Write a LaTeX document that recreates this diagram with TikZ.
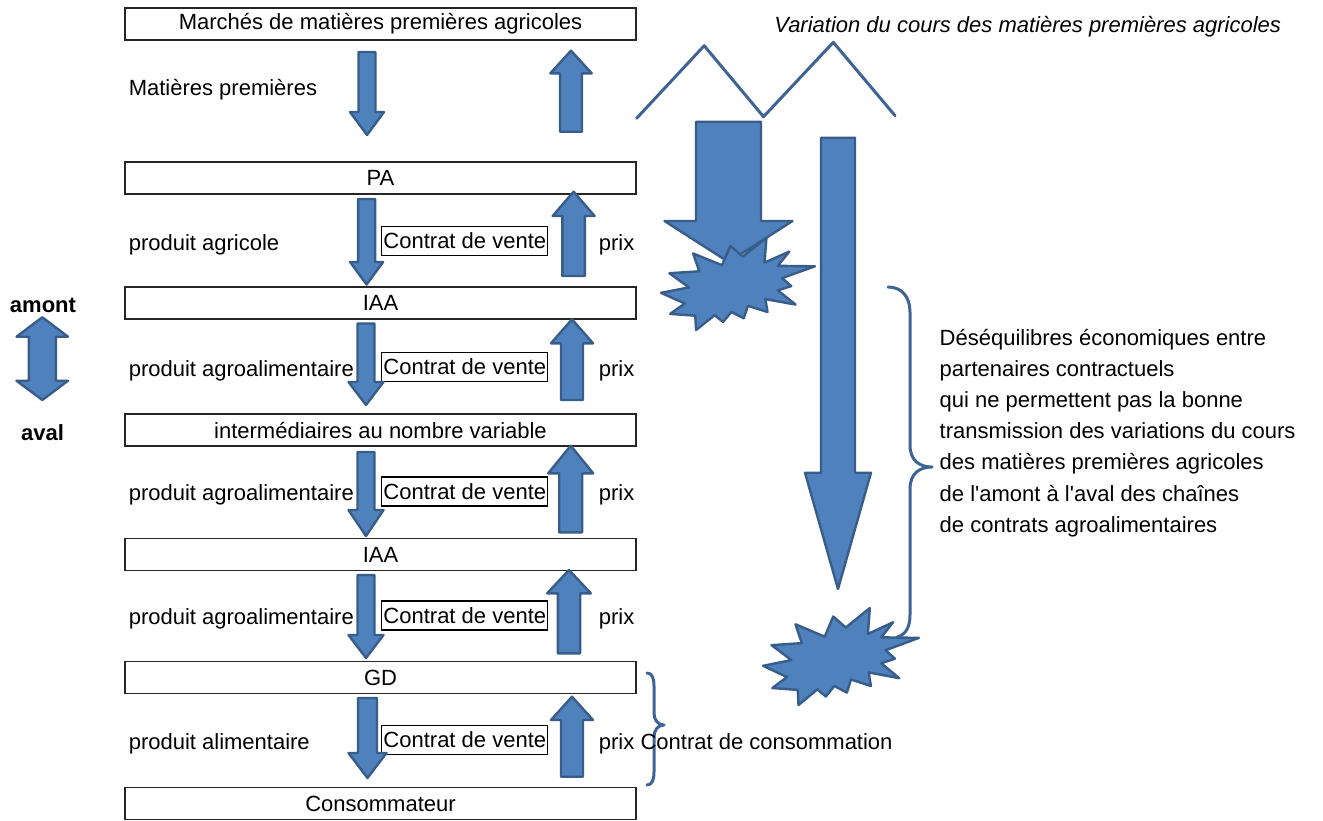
\documentclass[tikz,border=0pt]{standalone}
\usepackage{fontspec}
\setmainfont{Liberation Sans}
\definecolor{afill}{HTML}{4F81BD}
\definecolor{aline}{HTML}{385D8A}
\definecolor{bline}{RGB}{62,100,150}
\newcommand{\blockarrow}[6]{% x, y start, y head base, y tip, shaft half width, head half width
  \draw[blockshape] ({#1-#5},#2) -- ({#1+#5},#2) -- ({#1+#5},#3) -- ({#1+#6},#3) -- (#1,#4) -- ({#1-#6},#3) -- ({#1-#5},#3) -- cycle;}
\tikzset{
  blockshape/.style={fill=afill, draw=aline, line width=1.2pt, line join=round},
  mainbox/.style={draw=black!85, line width=0.9pt, minimum width=255.5pt, minimum height=16pt, inner sep=0pt, font=\fontsize{11}{13}\selectfont},
  contratbox/.style={draw=black, line width=0.6pt, minimum width=83pt, minimum height=14.5pt, inner sep=0pt, font=\fontsize{11}{13}\selectfont},
  lbl/.style={anchor=base west, inner sep=0pt, font=\fontsize{11}{13}\selectfont},
  blbl/.style={anchor=base, inner sep=0pt, font=\fontsize{11}{13}\bfseries\selectfont},
  thinline/.style={draw=bline, line width=1.5pt, line cap=round, line join=round},
  seal/.pic={
    \draw[blockshape] (53.06,20.10) -- (68.47,0) -- (67.25,26.75) -- (83.37,14.69) -- (75.83,30.24) -- (100,30.76) -- (78.63,43.53) -- (84.58,52.27) -- (75.83,56.99) -- (87.39,72.37) -- (67.78,66.44) -- (69.18,80.42) -- (56.39,73.77) -- (53.76,87.23) -- (45.70,80.42) -- (40.28,91.26) -- (34.85,83.91) -- (22.76,100) -- (22.25,84.44) -- (5.95,82.52) -- (15.42,71.16) -- (0,59.62) -- (18.22,53.67) -- (5.43,38.29) -- (24.87,36.19) -- (20.84,16.78) -- (39.58,29.55) -- (45.01,8.74) -- cycle;
  }
}
\begin{document}
\begin{tikzpicture}[x=0.5pt,y=-0.5pt]
\useasboundingbox (0,0) rectangle (1323,820);

% main boxes
\node[mainbox] (mkt) at (380.5,24) {Marchés de matières premières agricoles};
\node[mainbox] (pa) at (380.5,178.2) {PA};
\node[mainbox] (iaa1) at (380.5,303.3) {IAA};
\node[mainbox] (inter) at (380.5,430.2) {intermédiaires au nombre variable};
\node[mainbox] (iaa2) at (380.5,554.5) {IAA};
\node[mainbox] (gd) at (380.5,677.5) {GD};
\node[mainbox] (cons) at (380.5,803.5) {Consommateur};

% contract boxes
\node[contratbox] (c1) at (464.8,241) {Contrat de vente};
\node[contratbox] (c2) at (464.8,367) {Contrat de vente};
\node[contratbox] (c3) at (464.8,491.5) {Contrat de vente};
\node[contratbox] (c4) at (464.8,615.5) {Contrat de vente};
\node[contratbox] (c5) at (464.8,740) {Contrat de vente};

% left labels
\node[lbl] (l0) at (128.4,95.5) {Matières premières};
\node[lbl] (l1) at (128.4,250.5) {produit agricole};
\node[lbl] (l2) at (128.4,376.8) {produit agroalimentaire};
\node[lbl] (l3) at (128.4,500.8) {produit agroalimentaire};
\node[lbl] (l4) at (128.4,624.8) {produit agroalimentaire};
\node[lbl] (l5) at (128.4,749.2) {produit alimentaire};

% prix labels
\node[lbl] (p1) at (598.5,250.5) {prix};
\node[lbl] (p2) at (598.5,376.8) {prix};
\node[lbl] (p3) at (598.5,500.8) {prix};
\node[lbl] (p4) at (598.5,624.8) {prix};
\node[lbl] (p5) at (598.5,749.2) {prix};

% down arrows
\blockarrow{367}{52}{112}{135}{8.5}{17}
\blockarrow{366.6}{199}{262}{284.5}{8.5}{16.5}
\blockarrow{366}{323.5}{382}{405}{8.5}{17.5}
\blockarrow{366}{452}{510}{536}{8.5}{17.5}
\blockarrow{366}{575}{635}{658}{8.5}{17.5}
\blockarrow{367.5}{698}{753}{778}{9.5}{19}

% up arrows
\blockarrow{571}{131.7}{73.3}{50.7}{11}{20.7}
\blockarrow{573.6}{276}{216}{191.7}{11.2}{21}
\blockarrow{572}{400}{343.3}{319.3}{11}{21}
\blockarrow{570.7}{532.3}{473.3}{445.7}{11.5}{22.5}
\blockarrow{569}{653.3}{593.3}{570}{11.2}{21.8}
\blockarrow{572}{776.7}{720}{696.7}{11}{21}

% amont / aval
\node[blbl] (amont) at (43,312.5) {amont};
\node[blbl] (aval) at (42.5,440.5) {aval};
\draw[blockshape] (42.3,317.3) -- (68,336.7) -- (55.8,336.7) -- (55.8,380.7) -- (68,380.7) -- (42.3,400) -- (16.5,380.7) -- (28.8,380.7) -- (28.8,336.7) -- (16.5,336.7) -- cycle;

% variation title and zigzag
\node[anchor=base, inner sep=0pt, font=\fontsize{11}{13}\itshape\selectfont] (var) at (1027.7,32.5) {Variation du cours des matières premières agricoles};
\draw[thinline] (636.6,118.3) -- (704.2,45.7) -- (763.5,116.7) -- (833.3,42.3) -- (895.1,115.7);

% big arrows and explosions
\blockarrow{728.5}{121.7}{221}{262}{32.5}{64}
\path (661,238) pic[xscale=1.54, yscale=0.92] {seal};
\blockarrow{838}{137.7}{472.7}{589}{17}{33}
\path (763,608) pic[xscale=1.56, yscale=0.97] {seal};

% right brace
\draw[thinline] (888,287) .. controls (902,287) and (910,297) .. (910,312) -- (910,445) .. controls (910,460) and (919,467) .. (932,467) .. controls (919,467) and (910,474) .. (910,489) -- (910,615) .. controls (910,628) and (905,635) .. (897,637);

% explanatory text
\node[anchor=north west, inner sep=0pt, align=left, font=\fontsize{11}{15.6}\selectfont] (expl) at (939.3,322.8) {\strut Déséquilibres économiques entre\\partenaires contractuels\\qui ne permettent pas la bonne\\transmission des variations du cours\\des matières premières agricoles\\de l\textquotesingle amont à l\textquotesingle aval des chaînes\\de contrats agroalimentaires};

% consumer brace and label
\draw[thinline] (647,673) .. controls (652,673) and (654,678) .. (654,686) -- (654,713) .. controls (654,720) and (658,725) .. (664,725) .. controls (658,725) and (654,730) .. (654,737) -- (654,772) .. controls (654,780) and (652,785) .. (647,785);
\node[lbl] (ccons) at (640.2,749.2) {Contrat de consommation};
\end{tikzpicture}
\end{document}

....

WHAT YOU WILL DO:
Go through the listing above and quote it exactly, apart from its images.

THE RESPONSE:
Write a LaTeX document that recreates this diagram with TikZ.
\documentclass[tikz,border=0pt]{standalone}
\usepackage{fontspec}
\setmainfont{Liberation Sans}
\definecolor{afill}{HTML}{4F81BD}
\definecolor{aline}{HTML}{385D8A}
\definecolor{bline}{RGB}{62,100,150}
\newcommand{\blockarrow}[6]{% x, y start, y head base, y tip, shaft half width, head half width
  \draw[blockshape] ({#1-#5},#2) -- ({#1+#5},#2) -- ({#1+#5},#3) -- ({#1+#6},#3) -- (#1,#4) -- ({#1-#6},#3) -- ({#1-#5},#3) -- cycle;}
\tikzset{
  blockshape/.style={fill=afill, draw=aline, line width=1.2pt, line join=round},
  mainbox/.style={draw=black!85, line width=0.9pt, minimum width=255.5pt, minimum height=16pt, inner sep=0pt, font=\fontsize{11}{13}\selectfont},
  contratbox/.style={draw=black, line width=0.6pt, minimum width=83pt, minimum height=14.5pt, inner sep=0pt, font=\fontsize{11}{13}\selectfont},
  lbl/.style={anchor=base west, inner sep=0pt, font=\fontsize{11}{13}\selectfont},
  blbl/.style={anchor=base, inner sep=0pt, font=\fontsize{11}{13}\bfseries\selectfont},
  thinline/.style={draw=bline, line width=1.5pt, line cap=round, line join=round},
  seal/.pic={
    \draw[blockshape] (53.06,20.10) -- (68.47,0) -- (67.25,26.75) -- (83.37,14.69) -- (75.83,30.24) -- (100,30.76) -- (78.63,43.53) -- (84.58,52.27) -- (75.83,56.99) -- (87.39,72.37) -- (67.78,66.44) -- (69.18,80.42) -- (56.39,73.77) -- (53.76,87.23) -- (45.70,80.42) -- (40.28,91.26) -- (34.85,83.91) -- (22.76,100) -- (22.25,84.44) -- (5.95,82.52) -- (15.42,71.16) -- (0,59.62) -- (18.22,53.67) -- (5.43,38.29) -- (24.87,36.19) -- (20.84,16.78) -- (39.58,29.55) -- (45.01,8.74) -- cycle;
  }
}
\begin{document}
\begin{tikzpicture}[x=0.5pt,y=-0.5pt]
\useasboundingbox (0,0) rectangle (1323,820);

% main boxes
\node[mainbox] (mkt) at (380.5,24) {Marchés de matières premières agricoles};
\node[mainbox] (pa) at (380.5,178.2) {PA};
\node[mainbox] (iaa1) at (380.5,303.3) {IAA};
\node[mainbox] (inter) at (380.5,430.2) {intermédiaires au nombre variable};
\node[mainbox] (iaa2) at (380.5,554.5) {IAA};
\node[mainbox] (gd) at (380.5,677.5) {GD};
\node[mainbox] (cons) at (380.5,803.5) {Consommateur};

% contract boxes
\node[contratbox] (c1) at (464.8,241) {Contrat de vente};
\node[contratbox] (c2) at (464.8,367) {Contrat de vente};
\node[contratbox] (c3) at (464.8,491.5) {Contrat de vente};
\node[contratbox] (c4) at (464.8,615.5) {Contrat de vente};
\node[contratbox] (c5) at (464.8,740) {Contrat de vente};

% left labels
\node[lbl] (l0) at (128.4,95.5) {Matières premières};
\node[lbl] (l1) at (128.4,250.5) {produit agricole};
\node[lbl] (l2) at (128.4,376.8) {produit agroalimentaire};
\node[lbl] (l3) at (128.4,500.8) {produit agroalimentaire};
\node[lbl] (l4) at (128.4,624.8) {produit agroalimentaire};
\node[lbl] (l5) at (128.4,749.2) {produit alimentaire};

% prix labels
\node[lbl] (p1) at (598.5,250.5) {prix};
\node[lbl] (p2) at (598.5,376.8) {prix};
\node[lbl] (p3) at (598.5,500.8) {prix};
\node[lbl] (p4) at (598.5,624.8) {prix};
\node[lbl] (p5) at (598.5,749.2) {prix};

% down arrows
\blockarrow{367}{52}{112}{135}{8.5}{17}
\blockarrow{366.6}{199}{262}{284.5}{8.5}{16.5}
\blockarrow{366}{323.5}{382}{405}{8.5}{17.5}
\blockarrow{366}{452}{510}{536}{8.5}{17.5}
\blockarrow{366}{575}{635}{658}{8.5}{17.5}
\blockarrow{367.5}{698}{753}{778}{9.5}{19}

% up arrows
\blockarrow{571}{131.7}{73.3}{50.7}{11}{20.7}
\blockarrow{573.6}{276}{216}{191.7}{11.2}{21}
\blockarrow{572}{400}{343.3}{319.3}{11}{21}
\blockarrow{570.7}{532.3}{473.3}{445.7}{11.5}{22.5}
\blockarrow{569}{653.3}{593.3}{570}{11.2}{21.8}
\blockarrow{572}{776.7}{720}{696.7}{11}{21}

% amont / aval
\node[blbl] (amont) at (43,312.5) {amont};
\node[blbl] (aval) at (42.5,440.5) {aval};
\draw[blockshape] (42.3,317.3) -- (68,336.7) -- (55.8,336.7) -- (55.8,380.7) -- (68,380.7) -- (42.3,400) -- (16.5,380.7) -- (28.8,380.7) -- (28.8,336.7) -- (16.5,336.7) -- cycle;

% variation title and zigzag
\node[anchor=base, inner sep=0pt, font=\fontsize{11}{13}\itshape\selectfont] (var) at (1027.7,32.5) {Variation du cours des matières premières agricoles};
\draw[thinline] (636.6,118.3) -- (704.2,45.7) -- (763.5,116.7) -- (833.3,42.3) -- (895.1,115.7);

% big arrows and explosions
\blockarrow{728.5}{121.7}{221}{262}{32.5}{64}
\path (661,238) pic[xscale=1.54, yscale=0.92] {seal};
\blockarrow{838}{137.7}{472.7}{589}{17}{33}
\path (763,608) pic[xscale=1.56, yscale=0.97] {seal};

% right brace
\draw[thinline] (888,287) .. controls (902,287) and (910,297) .. (910,312) -- (910,445) .. controls (910,460) and (919,467) .. (932,467) .. controls (919,467) and (910,474) .. (910,489) -- (910,615) .. controls (910,628) and (905,635) .. (897,637);

% explanatory text
\node[anchor=north west, inner sep=0pt, align=left, font=\fontsize{11}{15.6}\selectfont] (expl) at (939.3,322.8) {\strut Déséquilibres économiques entre\\partenaires contractuels\\qui ne permettent pas la bonne\\transmission des variations du cours\\des matières premières agricoles\\de l\textquotesingle amont à l\textquotesingle aval des chaînes\\de contrats agroalimentaires};

% consumer brace and label
\draw[thinline] (647,673) .. controls (652,673) and (654,678) .. (654,686) -- (654,713) .. controls (654,720) and (658,725) .. (664,725) .. controls (658,725) and (654,730) .. (654,737) -- (654,772) .. controls (654,780) and (652,785) .. (647,785);
\node[lbl] (ccons) at (640.2,749.2) {Contrat de consommation};
\end{tikzpicture}
\end{document}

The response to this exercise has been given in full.